Was heißt schon perfekt?

Auf dem zweiten der drei Level fährt es sich schon etwas weniger locker-flockig, viele der Assistenzen, die einen 300PS-Boliden handlebar halten, bleiben allerdings noch aktiv. Die bekannte Ideallinie verrät euch weiterhin, wann ihr zu bremsen habt, selbst wenn ihr nun schon selber in die Eisen gehen müsst. Schwerlich das, was den Hardcore erfreut. Der dürfte auch auf dem dritten Level noch nicht ganz zufrieden sein.

Nur etwa 90 Prozent der Hilfen sind jetzt inaktiv. Um das letzte Quäntchen absoluter Kontrolle aus dem Wagen zu holen, müsst ihr ins jederzeit – auch mitten im Rennen – zugängliche Menü, wo ihr dann die ganze Reihe von ASP über ESP bis zu KI und vielem mehr in sehr feinen Abstufungen regeln dürft. Diese Zurückhaltung mit den inneren Werten von Forza 3 zieht sich durch alle Aspekte und auch durch das auf den ersten Blick nicht existente Tuning.

Ihr wollt in eine neue Klasse einsteigen? Fein, genug in den Rennen zu gewinnende Dollars vorausgesetzt, wählt ihr euren Traum aus und dazu schlicht Optimum als Ausstattung. Fertig. All die fiesen kleinen Feineinstellungen nimmt euch der Computer ab und das nicht ohne Grund. Im Gegensatz zu den beiden recht vergebenden Vorgängern wird euch Forza 3 keine Fehler bei Selberschrauben verzeihen. Mit 175 Reglern – ungefähr doppelt so vielen wie zuvor – fällt es leicht, einen Wagen zu Tode zu tunen und die Performance zu ruinieren. Echte Profis, die wirklich verstehen, wie ein schnelles Auto funktioniert, sollten hier die Erfüllung finden. Alle anderen dürfen diesen Part getrost ausblenden und sich in der Gewissheit zurücklehnen, dass sie auch so schon ganz knapp am oberen Limit des Möglichen kratzen werden.

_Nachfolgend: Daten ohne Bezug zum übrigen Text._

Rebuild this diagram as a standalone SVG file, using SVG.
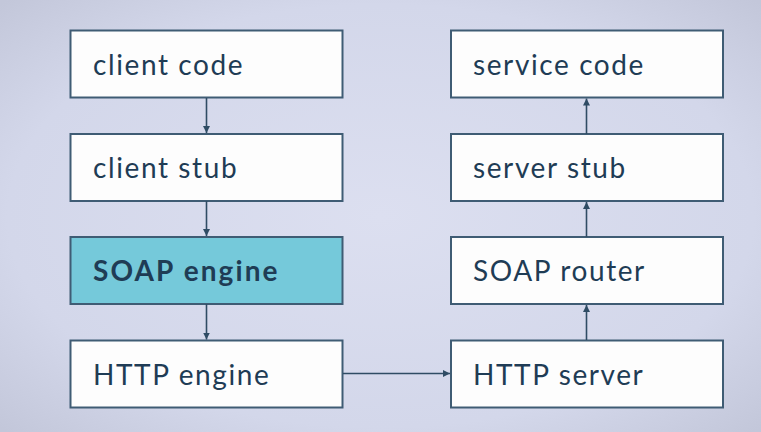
<svg xmlns="http://www.w3.org/2000/svg" width="761" height="432" viewBox="0 0 761 432">
<defs>
<radialGradient id="bg" cx="50%" cy="50%" r="70%">
<stop offset="0" stop-color="#dcdff0"/>
<stop offset="0.7" stop-color="#d3d7ea"/>
<stop offset="1" stop-color="#c3c7da"/>
</radialGradient>
<marker id="ah" viewBox="0 0 10 10" refX="10" refY="5" markerWidth="7" markerHeight="7" markerUnits="userSpaceOnUse" orient="auto">
<path d="M0,0 L10,5 L0,10 z" fill="#2f4c64"/>
</marker>
<style>
.box{fill:#fdfdfd;stroke:#3f5c74;stroke-width:2}
.hl{fill:#75c9da;stroke:#3f5c74;stroke-width:2}
.t{font-family:Lato,"Open Sans",sans-serif;font-size:28px;letter-spacing:1.6px;fill:#1f3c55}
.b{font-weight:bold;letter-spacing:2.1px}
.c{stroke:#2f4c64;stroke-width:1.6;fill:none;marker-end:url(#ah)}
</style>
</defs>
<rect width="761" height="432" fill="url(#bg)"/>
<g id="client-code"><rect class="box" x="70.5" y="30.5" width="272" height="67"/><text class="t" x="93" y="74.5">client code</text></g>
<g id="client-stub"><rect class="box" x="70.5" y="134" width="272" height="67"/><text class="t" x="93" y="178">client stub</text></g>
<g id="soap-engine"><rect class="hl" x="70.5" y="237" width="272" height="67"/><text class="t b" x="93" y="281">SOAP engine</text></g>
<g id="http-engine"><rect class="box" x="70.5" y="340.5" width="272" height="67"/><text class="t" x="93" y="385">HTTP engine</text></g>
<g id="service-code"><rect class="box" x="451" y="30.5" width="272" height="67"/><text class="t" x="473" y="74.5">service code</text></g>
<g id="server-stub"><rect class="box" x="451" y="134" width="272" height="67"/><text class="t" x="473" y="178">server stub</text></g>
<g id="soap-router"><rect class="box" x="451" y="237" width="272" height="67"/><text class="t" x="473" y="281">SOAP router</text></g>
<g id="http-server"><rect class="box" x="451" y="340.5" width="272" height="67"/><text class="t" x="473" y="385">HTTP server</text></g>
<g id="connectors">
<line class="c" x1="206.5" y1="98" x2="206.5" y2="133"/>
<line class="c" x1="206.5" y1="201" x2="206.5" y2="236"/>
<line class="c" x1="206.5" y1="304" x2="206.5" y2="339.5"/>
<line class="c" x1="343" y1="373.5" x2="450" y2="373.5"/>
<line class="c" x1="586.5" y1="340" x2="586.5" y2="305"/>
<line class="c" x1="586.5" y1="237" x2="586.5" y2="202"/>
<line class="c" x1="586.5" y1="134" x2="586.5" y2="98.5"/>
</g>
</svg>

Wer möchte, darf sich auch bei der Planung der Saison das Denken abnehmen lassen, und das sogar ganz unmerklich. Der Philosophie zufolge, dass ihr während eines solchen Spiels im Cockpit und nicht in Menüs eure Zeit verbringen wollt, wählt das Spiel für euch das nächste passende Event aus. Dabei wird berücksichtigt, welche Autos ihr habt, welche Strecken ihr wie gefahren seid, euer Stil wird analysiert und abgeschätzt, welches Rennen der Verfügbaren euch am meisten motivieren dürfte. Von eurer Seite ist nur erforderlich, dass ihr dem Spiel außerhalb des Wagens das Steuer in die Hand gebt. Dann wird Forza 3 zeigen, dass es weit tiefer geht, als es Forza jemals nur andachte, dabei aber niemanden zurücklässt. Ein häufig angestrebter Spagat, der hier gelingen könnte.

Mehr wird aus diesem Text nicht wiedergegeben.